• **Written problem**: Copy every line of the following data that includes the string "chart".
--- start of Dataset excerpt ---
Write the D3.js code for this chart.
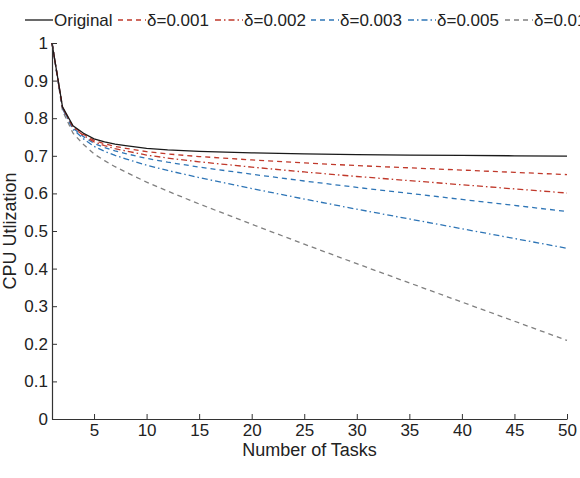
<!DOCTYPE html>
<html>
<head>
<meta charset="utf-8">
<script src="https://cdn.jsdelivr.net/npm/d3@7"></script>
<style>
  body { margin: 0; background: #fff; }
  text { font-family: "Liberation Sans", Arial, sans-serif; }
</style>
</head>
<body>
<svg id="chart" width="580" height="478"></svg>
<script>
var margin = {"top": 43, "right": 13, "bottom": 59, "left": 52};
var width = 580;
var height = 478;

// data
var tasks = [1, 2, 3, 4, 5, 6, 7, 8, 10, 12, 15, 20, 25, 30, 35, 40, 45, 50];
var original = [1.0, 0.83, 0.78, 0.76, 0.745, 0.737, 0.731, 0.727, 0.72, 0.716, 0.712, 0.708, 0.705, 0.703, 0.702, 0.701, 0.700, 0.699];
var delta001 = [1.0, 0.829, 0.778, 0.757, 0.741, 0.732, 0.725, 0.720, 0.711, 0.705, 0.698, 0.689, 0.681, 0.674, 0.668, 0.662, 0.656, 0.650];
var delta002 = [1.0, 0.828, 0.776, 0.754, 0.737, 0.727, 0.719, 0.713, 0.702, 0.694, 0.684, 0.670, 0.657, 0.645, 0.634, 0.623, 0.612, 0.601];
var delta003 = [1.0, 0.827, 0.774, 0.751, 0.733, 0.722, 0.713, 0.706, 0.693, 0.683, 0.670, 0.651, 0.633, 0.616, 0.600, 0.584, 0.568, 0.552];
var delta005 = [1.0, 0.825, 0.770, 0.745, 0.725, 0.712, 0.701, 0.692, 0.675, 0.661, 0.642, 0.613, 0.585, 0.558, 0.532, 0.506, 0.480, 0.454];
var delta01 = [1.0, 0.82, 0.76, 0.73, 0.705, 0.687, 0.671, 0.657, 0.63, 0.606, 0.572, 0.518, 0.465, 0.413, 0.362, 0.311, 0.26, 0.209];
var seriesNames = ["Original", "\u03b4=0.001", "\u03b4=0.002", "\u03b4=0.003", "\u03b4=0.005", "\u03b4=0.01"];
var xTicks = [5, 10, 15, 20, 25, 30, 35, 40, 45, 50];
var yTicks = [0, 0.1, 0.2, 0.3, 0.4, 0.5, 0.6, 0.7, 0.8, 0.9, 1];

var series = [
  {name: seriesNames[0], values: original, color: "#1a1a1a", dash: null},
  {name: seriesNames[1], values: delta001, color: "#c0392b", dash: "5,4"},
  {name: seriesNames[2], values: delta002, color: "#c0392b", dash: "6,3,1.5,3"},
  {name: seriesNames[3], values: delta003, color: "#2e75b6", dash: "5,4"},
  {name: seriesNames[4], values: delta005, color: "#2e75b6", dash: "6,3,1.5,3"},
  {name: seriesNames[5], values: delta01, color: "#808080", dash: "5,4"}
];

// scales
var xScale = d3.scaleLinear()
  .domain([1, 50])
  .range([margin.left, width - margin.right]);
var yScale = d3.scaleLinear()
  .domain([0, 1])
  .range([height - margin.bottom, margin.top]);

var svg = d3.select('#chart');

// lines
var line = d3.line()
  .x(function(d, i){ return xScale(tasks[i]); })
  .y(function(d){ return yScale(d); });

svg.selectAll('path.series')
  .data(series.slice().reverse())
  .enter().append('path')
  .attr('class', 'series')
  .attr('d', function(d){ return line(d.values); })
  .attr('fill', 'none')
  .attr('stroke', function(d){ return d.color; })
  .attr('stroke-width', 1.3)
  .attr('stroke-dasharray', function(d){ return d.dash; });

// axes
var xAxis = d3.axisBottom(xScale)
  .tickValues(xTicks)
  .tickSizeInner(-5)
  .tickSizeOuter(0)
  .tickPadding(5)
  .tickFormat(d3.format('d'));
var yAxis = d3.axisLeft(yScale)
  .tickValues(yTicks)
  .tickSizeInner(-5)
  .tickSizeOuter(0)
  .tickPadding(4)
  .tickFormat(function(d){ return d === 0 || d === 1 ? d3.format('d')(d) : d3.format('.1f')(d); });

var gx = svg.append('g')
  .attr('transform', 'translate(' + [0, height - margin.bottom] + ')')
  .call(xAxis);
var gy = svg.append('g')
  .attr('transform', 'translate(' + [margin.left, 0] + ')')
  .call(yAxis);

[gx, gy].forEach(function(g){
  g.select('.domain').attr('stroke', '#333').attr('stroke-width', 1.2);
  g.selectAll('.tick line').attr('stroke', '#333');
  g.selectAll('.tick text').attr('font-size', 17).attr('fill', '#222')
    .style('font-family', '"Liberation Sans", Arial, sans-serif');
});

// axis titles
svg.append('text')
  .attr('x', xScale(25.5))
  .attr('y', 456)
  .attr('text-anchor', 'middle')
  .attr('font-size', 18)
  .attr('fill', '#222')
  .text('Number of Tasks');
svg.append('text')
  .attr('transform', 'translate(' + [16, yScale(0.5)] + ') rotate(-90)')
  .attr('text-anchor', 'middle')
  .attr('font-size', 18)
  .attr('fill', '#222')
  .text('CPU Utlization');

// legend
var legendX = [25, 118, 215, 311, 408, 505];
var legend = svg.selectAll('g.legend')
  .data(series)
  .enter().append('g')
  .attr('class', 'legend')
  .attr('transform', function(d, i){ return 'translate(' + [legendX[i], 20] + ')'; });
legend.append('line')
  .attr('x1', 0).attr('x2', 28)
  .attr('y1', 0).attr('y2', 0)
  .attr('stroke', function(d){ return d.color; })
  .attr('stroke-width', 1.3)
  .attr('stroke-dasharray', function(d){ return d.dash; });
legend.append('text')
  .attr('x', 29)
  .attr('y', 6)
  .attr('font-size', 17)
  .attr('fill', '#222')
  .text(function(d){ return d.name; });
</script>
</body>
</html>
--- end of Dataset excerpt ---
• **Full response**:
Write the D3.js code for this chart.
<svg id="chart" width="580" height="478"></svg>
var svg = d3.select('#chart');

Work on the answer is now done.